Abstract
Background: The adoption of biomarkers as part of high-throughput, complex microarray or sequencing data has necessitated the discovery and validation of these data through machine learning. Machine learning has remained a fundamental and indispensable tool due to its efficacy and efficiency in both feature extraction of relevant biomarkers as well as the classification of samples as validation of the discovered biomarkers.
Objectives: This review aims to present the impact and ability of various machine learning methodologies and models to process high-throughput, high-dimensionality data found within mass spectrometry, microarray, and DNA/RNA-sequence data; data that precluded biomarker discovery prior to the use of machine learning.
Methods: A vast array of literature highlighting machine learning for biomarker discovery was reviewed, resulting in the eligibility of 21 machine learning algorithms/networks and 3 combinatory architectures, spanning 17 fields of study. This literature was screened to investigate the usage and development of machine learning within the framework of biomarker discovery.

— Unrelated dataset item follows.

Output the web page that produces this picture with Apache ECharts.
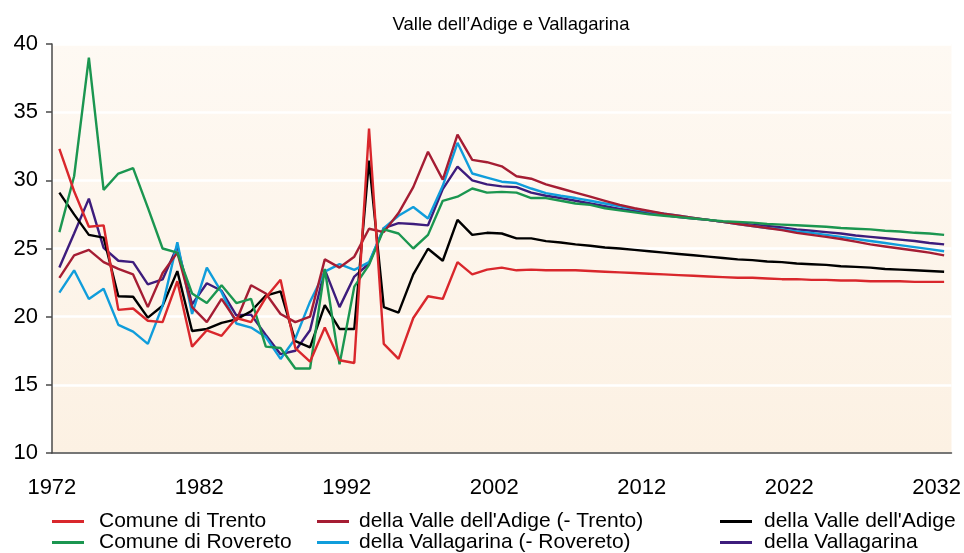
<!DOCTYPE html>
<html>
<head>
<meta charset="utf-8">
<script src="https://cdn.jsdelivr.net/npm/echarts@6/dist/echarts.min.js"></script>
<style>
  html, body { margin: 0; padding: 0; background: #fff; }
  #chart { width: 964px; height: 553px; }
</style>
</head>
<body>
<div id="chart"></div>
<script>
// anni 1972 - 2032
var years = [
  '1972','1973','1974','1975','1976','1977','1978','1979','1980','1981',
  '1982','1983','1984','1985','1986','1987','1988','1989','1990','1991',
  '1992','1993','1994','1995','1996','1997','1998','1999','2000','2001',
  '2002','2003','2004','2005','2006','2007','2008','2009','2010','2011',
  '2012','2013','2014','2015','2016','2017','2018','2019','2020','2021',
  '2022','2023','2024','2025','2026','2027','2028','2029','2030','2031',
  '2032'
];

var trento = [
  32.3, 29.2, 26.6, 26.7, 20.5, 20.6, 19.7, 19.6, 22.6, 17.8,
  19.0, 18.6, 19.9, 19.6, 21.4, 22.7, 17.7, 16.7, 19.2, 16.8,
  16.6, 33.8, 18.0, 16.9, 19.9, 21.5, 21.3, 24.0, 23.1, 23.45,
  23.6, 23.4, 23.45, 23.4, 23.4, 23.4, 23.35, 23.3, 23.25, 23.2,
  23.15, 23.1, 23.05, 23.0, 22.95, 22.9, 22.85, 22.85, 22.8, 22.75,
  22.75, 22.7, 22.7, 22.65, 22.65, 22.6, 22.6, 22.6, 22.55, 22.55, 22.55
];
var rovereto = [
  26.2, 30.3, 39.0, 29.3, 30.5, 30.9, 28.0, 25.0, 24.7, 21.7,
  21.0, 22.3, 21.0, 21.3, 17.8, 17.7, 16.2, 16.2, 23.5, 16.5,
  22.2, 23.8, 26.4, 26.1, 25.0, 26.0, 28.5, 28.8, 29.4, 29.1,
  29.15, 29.1, 28.7, 28.7, 28.5, 28.3, 28.2, 27.95, 27.8, 27.65,
  27.5, 27.4, 27.3, 27.2, 27.1, 27.0, 26.95, 26.9, 26.8, 26.75,
  26.7, 26.65, 26.6, 26.5, 26.45, 26.4, 26.3, 26.25, 26.15, 26.1, 26.0
];
var valleAdigeSenzaTrento = [
  22.85, 24.5, 24.9, 24.0, 23.5, 23.1, 20.7, 23.2, 24.7, 20.7,
  19.6, 21.3, 19.7, 22.3, 21.7, 20.2, 19.6, 20.0, 24.2, 23.6,
  24.4, 26.45, 26.2, 27.6, 29.5, 32.1, 30.05, 33.36, 31.5, 31.33,
  31.03, 30.3, 30.12, 29.7, 29.4, 29.1, 28.8, 28.5, 28.2, 27.95,
  27.75, 27.55, 27.4, 27.25, 27.1, 26.95, 26.8, 26.65, 26.5, 26.35,
  26.15, 26.0, 25.85, 25.7, 25.5, 25.3, 25.15, 25.0, 24.85, 24.7, 24.5
];
var vallagarinaSenzaRovereto = [
  21.76, 23.4, 21.3, 22.05, 19.4, 18.9, 18.0, 20.8, 25.46, 20.2,
  23.6, 21.8, 19.5, 19.2, 18.5, 16.9, 18.4, 21.1, 23.3, 23.85,
  23.43, 24.0, 26.5, 27.4, 28.04, 27.2, 29.6, 32.75, 30.5, 30.2,
  29.9, 29.8, 29.4, 29.06, 28.87, 28.7, 28.5, 28.3, 28.1, 27.9,
  27.7, 27.55, 27.4, 27.25, 27.1, 26.95, 26.8, 26.65, 26.5, 26.4,
  26.25, 26.15, 26.0, 25.85, 25.7, 25.55, 25.4, 25.25, 25.1, 24.95, 24.8
];
var valleAdige = [
  29.1, 27.5, 26.0, 25.8, 21.5, 21.46, 19.93, 20.8, 23.34, 18.95,
  19.1, 19.55, 19.8, 20.4, 21.55, 21.85, 18.2, 17.75, 20.85, 19.1,
  19.1, 31.45, 20.7, 20.3, 23.1, 24.98, 24.1, 27.1, 26.0, 26.15,
  26.1, 25.74, 25.74, 25.54, 25.44, 25.3, 25.2, 25.07, 25.0, 24.9,
  24.8, 24.7, 24.6, 24.5, 24.4, 24.3, 24.2, 24.15, 24.05, 24.0,
  23.9, 23.85, 23.8, 23.7, 23.65, 23.6, 23.5, 23.45, 23.4, 23.35, 23.3
];
var vallagarina = [
  23.6, 26.1, 28.66, 25.05, 24.1, 24.0, 22.37, 22.73, 25.17, 20.9,
  22.45, 21.9, 20.1, 20.15, 18.65, 17.25, 17.5, 19.0, 23.45, 20.7,
  22.94, 23.9, 26.5, 26.86, 26.8, 26.7, 29.36, 31.0, 30.0, 29.7,
  29.56, 29.5, 29.1, 28.87, 28.7, 28.5, 28.3, 28.1, 27.9, 27.75,
  27.6, 27.45, 27.3, 27.2, 27.1, 26.95, 26.85, 26.75, 26.65, 26.55,
  26.4, 26.3, 26.2, 26.1, 25.95, 25.85, 25.75, 25.65, 25.55, 25.4, 25.3
];

var seriesNames = [
  'Comune di Trento', 'Comune di Rovereto',
  "della Valle dell'Adige (- Trento)", 'della Vallagarina (- Rovereto)',
  "della Valle dell'Adige", 'della Vallagarina'
];
var seriesData = [trento, rovereto, valleAdigeSenzaTrento, vallagarinaSenzaRovereto, valleAdige, vallagarina];
var colors = ['#d9272c', '#1b9650', '#a51d33', '#109ddb', '#000000', '#3d1c7c'];

var font = "'Liberation Sans', Arial, sans-serif";

var series = [];
for (var i = 0; i < seriesNames.length; i++) {
  series.push({
    name: seriesNames[i],
    type: 'line',
    symbol: 'none',
    data: seriesData[i],
    lineStyle: { color: colors[i], width: 2.4 },
    itemStyle: { color: colors[i] },
    z: 10 - i
  });
}

// una legenda per voce: tre colonne, due righe
var legendLeft = [52, 52, 317, 317, 720, 720];
var legendTop = [511, 532, 511, 532, 511, 532];
var legendGap = [10, 10, 5, 5, 7, 7];
var legends = [];
for (var j = 0; j < seriesNames.length; j++) {
  legends.push({
    left: legendLeft[j],
    top: legendTop[j],
    padding: 0,
    icon: 'rect',
    itemWidth: 32,
    itemHeight: 3,
    data: [seriesNames[j]],
    textStyle: {
      fontFamily: font,
      fontSize: 21,
      color: '#000',
      lineHeight: 20,
      padding: [0, 0, 0, legendGap[j]]
    }
  });
}

var chart = echarts.init(document.getElementById('chart'), null, { renderer: 'canvas' });
chart.setOption({
  animation: false,
  backgroundColor: '#ffffff',
  title: {
    text: 'Valle dell\u2019Adige e Vallagarina',
    left: 506,
    textAlign: 'center',
    top: 10,
    textStyle: { fontFamily: font, fontSize: 18.5, fontWeight: 'normal', color: '#000' }
  },
  legend: legends,
  grid: {
    left: 52,
    right: 2,
    top: 44,
    bottom: 100,
    show: true,
    borderWidth: 0,
    backgroundColor: new echarts.graphic.LinearGradient(0, 0, 0, 1, [
      { offset: 0, color: '#fef9f3' },
      { offset: 1, color: '#fcf1e3' }
    ])
  },
  xAxis: {
    type: 'category',
    data: years,
    boundaryGap: true,
    axisLine: { lineStyle: { color: '#4a4a4a', width: 1.5 } },
    axisTick: { interval: 4, length: 5, lineStyle: { color: '#4a4a4a', width: 1.5 } },
    axisLabel: {
      interval: 9,
      margin: 24,
      fontFamily: font,
      fontSize: 22,
      color: '#000',
      padding: [0, 15, 0, 0]
    },
    splitLine: { show: false }
  },
  yAxis: {
    type: 'value',
    min: 10,
    max: 40,
    interval: 5,
    axisLine: { show: true, lineStyle: { color: '#4a4a4a', width: 1.5 } },
    axisTick: { show: true, length: 6, lineStyle: { color: '#4a4a4a', width: 1.5 } },
    axisLabel: { margin: 14, fontFamily: font, fontSize: 22, color: '#000' },
    splitLine: { show: true, lineStyle: { color: '#ffffff', width: 2.5 } }
  },
  series: series
});
</script>
</body>
</html>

Results: Out of the 93 papers collected, a total of 62 biomarker studies were further reviewed across different subfields-49 of which employed machine learning algorithms, and 13 of which employed neural network-based models. Through the application, innovation, and creation of tools in biomarker-related machine learning methodologies, its use allowed for the discovery, accumulation, validation, and interpretation of biomarkers within varied data formats, sources, as well as fields of study.
Conclusion: The use of machine learning methodologies for biomarker discovery is critical to the analysis of various types of data used for biomarker discovery, such as mass spectrometry, nucleotide and protein sequencing, and image (e.g. CT-scan) data. Further studies containing more standardized techniques for evaluation, and the use of cutting- edge machine learning architectures may lead to more accurate and specific results.
Keywords: Biomarker discovery, machine learning, neural networks, mass spectrometry, sequencing, microarray.